Im Ergebnis des Projektes entsteht ein klares Leitbild für die FM Branche, wie Gebäude so umgerüstet oder neu geplant werden können, dass deren Flexibilitätspotential ausgenutzt wird. Das Leitbild soll damit noch einmal mehr einen Anreiz für die Erschließung eines neuen Geschäftsfeldes darstellen, der in der Vergangenheit auf Grund hoher technischer Komplexität wenig genutzt wurde.

Im Rahmen des Projektes werden folgende Entwicklungsinhalte erarbeitet:
1. Aufbauend auf den Vorarbeiten und dem Vorgängerprojekt wird eine einführende Übersicht geeigneter energietechnischer Systeme erstellt für Bestand und Neubau.
2. Auf Basis von Messdaten konkreter Demoprojekte werden für die zu untersuchenden Gebäudetypen energiewirtschaftliche Kennzahlen für die Bewertung von Flexibilitätspotentialen abgeleitet. Die Kennzahlen werden in einem Stakeholderprozess diskutiert, um sie zukünftig als KIPs innerhalb der Branche verwenden zu können.
3. Nachfolgend werden dynamisch thermische Gebäudesimulationsmodelle erstellt, mit denen das Potential unter Ausnutzung der vollständigen Flexibilitätspotentiale berechnet wird.

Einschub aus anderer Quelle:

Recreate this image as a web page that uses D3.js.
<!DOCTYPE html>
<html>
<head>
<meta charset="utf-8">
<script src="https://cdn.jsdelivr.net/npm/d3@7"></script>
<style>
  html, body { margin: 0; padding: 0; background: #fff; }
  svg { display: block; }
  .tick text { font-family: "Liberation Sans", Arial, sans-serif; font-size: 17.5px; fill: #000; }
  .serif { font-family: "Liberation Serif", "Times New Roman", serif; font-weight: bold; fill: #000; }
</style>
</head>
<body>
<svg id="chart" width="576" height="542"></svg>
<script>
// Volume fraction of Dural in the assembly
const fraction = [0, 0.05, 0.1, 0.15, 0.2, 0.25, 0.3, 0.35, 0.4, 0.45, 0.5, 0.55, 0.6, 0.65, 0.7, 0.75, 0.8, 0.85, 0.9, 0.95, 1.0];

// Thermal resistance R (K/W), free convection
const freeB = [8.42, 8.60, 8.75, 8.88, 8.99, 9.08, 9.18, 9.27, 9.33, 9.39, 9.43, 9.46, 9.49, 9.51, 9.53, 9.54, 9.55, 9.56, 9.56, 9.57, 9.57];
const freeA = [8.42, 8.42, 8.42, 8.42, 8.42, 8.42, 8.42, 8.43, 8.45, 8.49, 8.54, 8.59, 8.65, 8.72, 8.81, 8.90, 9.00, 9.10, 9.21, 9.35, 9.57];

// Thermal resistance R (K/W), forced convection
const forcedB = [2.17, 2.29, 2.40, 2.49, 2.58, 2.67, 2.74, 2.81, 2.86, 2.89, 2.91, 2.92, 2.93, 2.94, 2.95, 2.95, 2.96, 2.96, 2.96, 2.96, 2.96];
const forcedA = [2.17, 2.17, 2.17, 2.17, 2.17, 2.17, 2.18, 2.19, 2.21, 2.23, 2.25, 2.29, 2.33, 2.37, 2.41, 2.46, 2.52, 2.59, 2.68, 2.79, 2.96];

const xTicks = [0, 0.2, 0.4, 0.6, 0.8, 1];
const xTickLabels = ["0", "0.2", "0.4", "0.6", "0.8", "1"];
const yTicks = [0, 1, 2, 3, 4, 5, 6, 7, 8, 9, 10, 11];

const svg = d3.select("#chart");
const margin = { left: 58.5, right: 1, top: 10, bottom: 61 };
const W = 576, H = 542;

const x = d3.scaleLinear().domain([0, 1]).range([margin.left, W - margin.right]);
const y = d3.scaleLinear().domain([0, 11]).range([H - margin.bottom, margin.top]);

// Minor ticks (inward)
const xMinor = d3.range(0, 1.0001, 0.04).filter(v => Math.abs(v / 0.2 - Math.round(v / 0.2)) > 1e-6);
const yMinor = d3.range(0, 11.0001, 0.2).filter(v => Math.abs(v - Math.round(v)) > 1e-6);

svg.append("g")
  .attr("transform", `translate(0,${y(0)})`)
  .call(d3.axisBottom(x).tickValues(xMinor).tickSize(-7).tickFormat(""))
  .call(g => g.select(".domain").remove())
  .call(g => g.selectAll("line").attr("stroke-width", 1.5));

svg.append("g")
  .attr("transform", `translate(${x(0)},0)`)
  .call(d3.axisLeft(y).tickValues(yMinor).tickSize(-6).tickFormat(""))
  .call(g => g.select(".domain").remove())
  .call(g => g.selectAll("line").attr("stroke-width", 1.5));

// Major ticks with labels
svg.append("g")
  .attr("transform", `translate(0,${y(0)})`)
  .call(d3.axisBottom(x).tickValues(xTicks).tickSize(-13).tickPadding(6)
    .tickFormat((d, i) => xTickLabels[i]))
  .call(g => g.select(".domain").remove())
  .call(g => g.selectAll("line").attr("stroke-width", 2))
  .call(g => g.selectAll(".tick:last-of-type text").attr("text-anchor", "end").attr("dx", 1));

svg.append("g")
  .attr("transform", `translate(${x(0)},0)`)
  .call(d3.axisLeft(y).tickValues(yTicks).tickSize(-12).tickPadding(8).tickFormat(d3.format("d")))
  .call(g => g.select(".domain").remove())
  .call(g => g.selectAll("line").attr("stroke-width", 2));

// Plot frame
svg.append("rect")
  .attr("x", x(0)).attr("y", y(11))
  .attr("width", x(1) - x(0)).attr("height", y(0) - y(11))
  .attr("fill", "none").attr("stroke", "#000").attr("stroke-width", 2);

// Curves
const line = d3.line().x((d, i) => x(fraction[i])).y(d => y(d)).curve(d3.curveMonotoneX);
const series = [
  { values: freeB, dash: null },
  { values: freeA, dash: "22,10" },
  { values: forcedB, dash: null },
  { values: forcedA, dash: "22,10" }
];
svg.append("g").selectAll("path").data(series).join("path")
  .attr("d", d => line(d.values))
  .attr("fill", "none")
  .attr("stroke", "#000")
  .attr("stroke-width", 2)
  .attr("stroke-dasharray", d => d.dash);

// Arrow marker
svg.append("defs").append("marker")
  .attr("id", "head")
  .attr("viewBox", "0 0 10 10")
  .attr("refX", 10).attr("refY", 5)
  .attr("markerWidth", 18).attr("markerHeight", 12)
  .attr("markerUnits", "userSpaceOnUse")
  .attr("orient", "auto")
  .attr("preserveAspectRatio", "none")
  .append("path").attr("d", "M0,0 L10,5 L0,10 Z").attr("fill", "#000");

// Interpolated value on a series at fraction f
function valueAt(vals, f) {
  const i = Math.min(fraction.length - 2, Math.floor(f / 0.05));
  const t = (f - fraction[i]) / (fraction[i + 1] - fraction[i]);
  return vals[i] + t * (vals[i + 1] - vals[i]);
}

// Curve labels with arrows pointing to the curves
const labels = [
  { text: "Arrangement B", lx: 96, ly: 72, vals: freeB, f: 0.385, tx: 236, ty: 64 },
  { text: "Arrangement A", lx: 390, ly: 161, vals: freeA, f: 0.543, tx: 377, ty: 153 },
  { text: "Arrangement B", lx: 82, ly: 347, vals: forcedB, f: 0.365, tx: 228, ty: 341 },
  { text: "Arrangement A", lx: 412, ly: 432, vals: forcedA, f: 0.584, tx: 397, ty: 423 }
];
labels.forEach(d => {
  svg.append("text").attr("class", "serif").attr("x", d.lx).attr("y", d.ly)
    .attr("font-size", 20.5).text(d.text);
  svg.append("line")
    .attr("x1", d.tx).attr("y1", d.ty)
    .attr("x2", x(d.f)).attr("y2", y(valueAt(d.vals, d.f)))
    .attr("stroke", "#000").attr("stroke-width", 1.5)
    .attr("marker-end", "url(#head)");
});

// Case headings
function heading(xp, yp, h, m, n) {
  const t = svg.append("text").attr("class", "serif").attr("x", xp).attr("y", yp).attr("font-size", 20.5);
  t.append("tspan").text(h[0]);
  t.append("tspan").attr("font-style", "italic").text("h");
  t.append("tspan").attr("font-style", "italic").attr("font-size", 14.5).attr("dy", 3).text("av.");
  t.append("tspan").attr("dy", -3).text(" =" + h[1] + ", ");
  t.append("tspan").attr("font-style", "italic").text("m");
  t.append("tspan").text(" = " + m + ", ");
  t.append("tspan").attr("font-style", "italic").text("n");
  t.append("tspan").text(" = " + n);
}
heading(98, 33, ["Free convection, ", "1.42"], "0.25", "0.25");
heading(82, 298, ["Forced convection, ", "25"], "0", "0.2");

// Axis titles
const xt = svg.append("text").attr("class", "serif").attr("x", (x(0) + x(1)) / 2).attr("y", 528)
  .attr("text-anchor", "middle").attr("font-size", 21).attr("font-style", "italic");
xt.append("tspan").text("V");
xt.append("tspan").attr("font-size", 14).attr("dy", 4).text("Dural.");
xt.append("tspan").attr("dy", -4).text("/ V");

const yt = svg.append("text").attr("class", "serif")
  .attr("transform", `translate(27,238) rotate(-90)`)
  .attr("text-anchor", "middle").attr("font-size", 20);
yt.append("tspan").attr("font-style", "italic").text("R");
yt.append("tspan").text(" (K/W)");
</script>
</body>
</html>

4. Im dritten Schritt erfolgt der Vergleich der KPI’s zwischen Messdaten mit den Simulationsergebnissen. In den Fällen, in denen relevante Differenzen entstehen, werden gemeinsam mit Betreibern, Planern und Nutzern in einem Stakeholderprozess, verallgemeinerbare technische Maßnahmenpakete und Umsetzungskonzepte erarbeitet, um das volle Potential energieflexibler Gebäude zu erschließen. So werden konkrete Handlungsempfehlungen zur Umstellung des Energiemanagements hinsichtlich des Einsatzes energieflexibler Maßnahmen entwickelt. Übergeordnete Ziele sind a) die Senkung der Betriebskosten und b) die Steigerung des Anteils erneuerbarer Energien.
5. Die allgemein zu erwartenden Probleme und Herausforderungen bei der Ausrichtung auf energieflexiblen Gebäudebetrieb werden für die zu untersuchenden Gebäudetypen aufgezeigt (z. B. schlecht bzw. nicht funktionierende Komponenten / Anlagen / Regeltechnik, zu niedriger PV-Ertrag, zu hoher Verbrauch, Einschränkung der Behaglichkeit der Nutzerinnen, etc.) und konkrete Maßnahmen, d. h. Lösungsansätze dargestellt.
6. Abschließend werden die Möglichkeiten und Anforderungen aus personeller und organisatorischer Sicht für die Facility Management-Branche unter Beachtung neuer Geschäftsfelder zusammengefasst.

Zentrales Ergebnis des Branchenprojektes II ist ein Leitbild für die „PowerPack Immobilie“, welches für typische Gebäudetypen aufzeigt, wie sich das Energiemanagement energieflexibler Gebäude konzeptionell umsetzen lässt und welcher wirtschaftliche als auch energetische Mehrwert damit erschlossen werden kann.